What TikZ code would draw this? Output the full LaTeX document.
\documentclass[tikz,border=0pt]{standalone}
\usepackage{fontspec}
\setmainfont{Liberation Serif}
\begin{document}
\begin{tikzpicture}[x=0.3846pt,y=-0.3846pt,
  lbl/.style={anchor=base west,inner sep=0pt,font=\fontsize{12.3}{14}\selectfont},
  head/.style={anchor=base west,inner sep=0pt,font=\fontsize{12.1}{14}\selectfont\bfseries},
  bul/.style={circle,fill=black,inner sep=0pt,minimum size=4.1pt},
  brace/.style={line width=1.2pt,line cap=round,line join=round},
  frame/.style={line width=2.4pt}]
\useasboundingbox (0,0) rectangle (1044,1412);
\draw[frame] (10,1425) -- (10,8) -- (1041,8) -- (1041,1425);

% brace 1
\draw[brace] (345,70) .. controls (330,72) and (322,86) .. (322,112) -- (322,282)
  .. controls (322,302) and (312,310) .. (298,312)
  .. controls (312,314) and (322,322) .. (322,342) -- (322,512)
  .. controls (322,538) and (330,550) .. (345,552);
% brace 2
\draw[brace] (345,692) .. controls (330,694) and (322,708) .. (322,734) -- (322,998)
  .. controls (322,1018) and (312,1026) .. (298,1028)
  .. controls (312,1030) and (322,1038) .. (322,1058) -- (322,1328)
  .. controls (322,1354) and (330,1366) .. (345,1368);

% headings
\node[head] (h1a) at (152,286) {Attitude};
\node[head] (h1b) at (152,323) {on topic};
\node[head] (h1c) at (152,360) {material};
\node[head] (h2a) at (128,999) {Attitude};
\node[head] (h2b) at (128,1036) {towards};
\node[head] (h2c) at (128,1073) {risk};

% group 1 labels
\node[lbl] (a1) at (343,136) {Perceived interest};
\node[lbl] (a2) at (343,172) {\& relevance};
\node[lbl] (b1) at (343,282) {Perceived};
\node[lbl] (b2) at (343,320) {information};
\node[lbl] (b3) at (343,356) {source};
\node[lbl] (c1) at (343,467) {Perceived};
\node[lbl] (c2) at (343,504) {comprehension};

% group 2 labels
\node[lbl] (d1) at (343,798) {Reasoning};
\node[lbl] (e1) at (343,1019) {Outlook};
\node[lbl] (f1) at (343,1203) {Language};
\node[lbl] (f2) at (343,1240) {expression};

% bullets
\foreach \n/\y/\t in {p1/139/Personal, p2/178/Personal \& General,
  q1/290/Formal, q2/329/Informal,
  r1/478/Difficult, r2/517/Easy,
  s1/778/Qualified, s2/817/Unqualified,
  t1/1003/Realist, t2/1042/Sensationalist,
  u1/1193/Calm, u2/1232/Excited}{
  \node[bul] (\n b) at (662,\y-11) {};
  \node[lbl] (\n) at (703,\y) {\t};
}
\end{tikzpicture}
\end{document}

______

Set out the complete listing exactly as shown.

What TikZ code would draw this? Output the full LaTeX document.
\documentclass[tikz,border=0pt]{standalone}
\usepackage{fontspec}
\setmainfont{Liberation Serif}
\begin{document}
\begin{tikzpicture}[x=0.3846pt,y=-0.3846pt,
  lbl/.style={anchor=base west,inner sep=0pt,font=\fontsize{12.3}{14}\selectfont},
  head/.style={anchor=base west,inner sep=0pt,font=\fontsize{12.1}{14}\selectfont\bfseries},
  bul/.style={circle,fill=black,inner sep=0pt,minimum size=4.1pt},
  brace/.style={line width=1.2pt,line cap=round,line join=round},
  frame/.style={line width=2.4pt}]
\useasboundingbox (0,0) rectangle (1044,1412);
\draw[frame] (10,1425) -- (10,8) -- (1041,8) -- (1041,1425);

% brace 1
\draw[brace] (345,70) .. controls (330,72) and (322,86) .. (322,112) -- (322,282)
  .. controls (322,302) and (312,310) .. (298,312)
  .. controls (312,314) and (322,322) .. (322,342) -- (322,512)
  .. controls (322,538) and (330,550) .. (345,552);
% brace 2
\draw[brace] (345,692) .. controls (330,694) and (322,708) .. (322,734) -- (322,998)
  .. controls (322,1018) and (312,1026) .. (298,1028)
  .. controls (312,1030) and (322,1038) .. (322,1058) -- (322,1328)
  .. controls (322,1354) and (330,1366) .. (345,1368);

% headings
\node[head] (h1a) at (152,286) {Attitude};
\node[head] (h1b) at (152,323) {on topic};
\node[head] (h1c) at (152,360) {material};
\node[head] (h2a) at (128,999) {Attitude};
\node[head] (h2b) at (128,1036) {towards};
\node[head] (h2c) at (128,1073) {risk};

% group 1 labels
\node[lbl] (a1) at (343,136) {Perceived interest};
\node[lbl] (a2) at (343,172) {\& relevance};
\node[lbl] (b1) at (343,282) {Perceived};
\node[lbl] (b2) at (343,320) {information};
\node[lbl] (b3) at (343,356) {source};
\node[lbl] (c1) at (343,467) {Perceived};
\node[lbl] (c2) at (343,504) {comprehension};

% group 2 labels
\node[lbl] (d1) at (343,798) {Reasoning};
\node[lbl] (e1) at (343,1019) {Outlook};
\node[lbl] (f1) at (343,1203) {Language};
\node[lbl] (f2) at (343,1240) {expression};

% bullets
\foreach \n/\y/\t in {p1/139/Personal, p2/178/Personal \& General,
  q1/290/Formal, q2/329/Informal,
  r1/478/Difficult, r2/517/Easy,
  s1/778/Qualified, s2/817/Unqualified,
  t1/1003/Realist, t2/1042/Sensationalist,
  u1/1193/Calm, u2/1232/Excited}{
  \node[bul] (\n b) at (662,\y-11) {};
  \node[lbl] (\n) at (703,\y) {\t};
}
\end{tikzpicture}
\end{document}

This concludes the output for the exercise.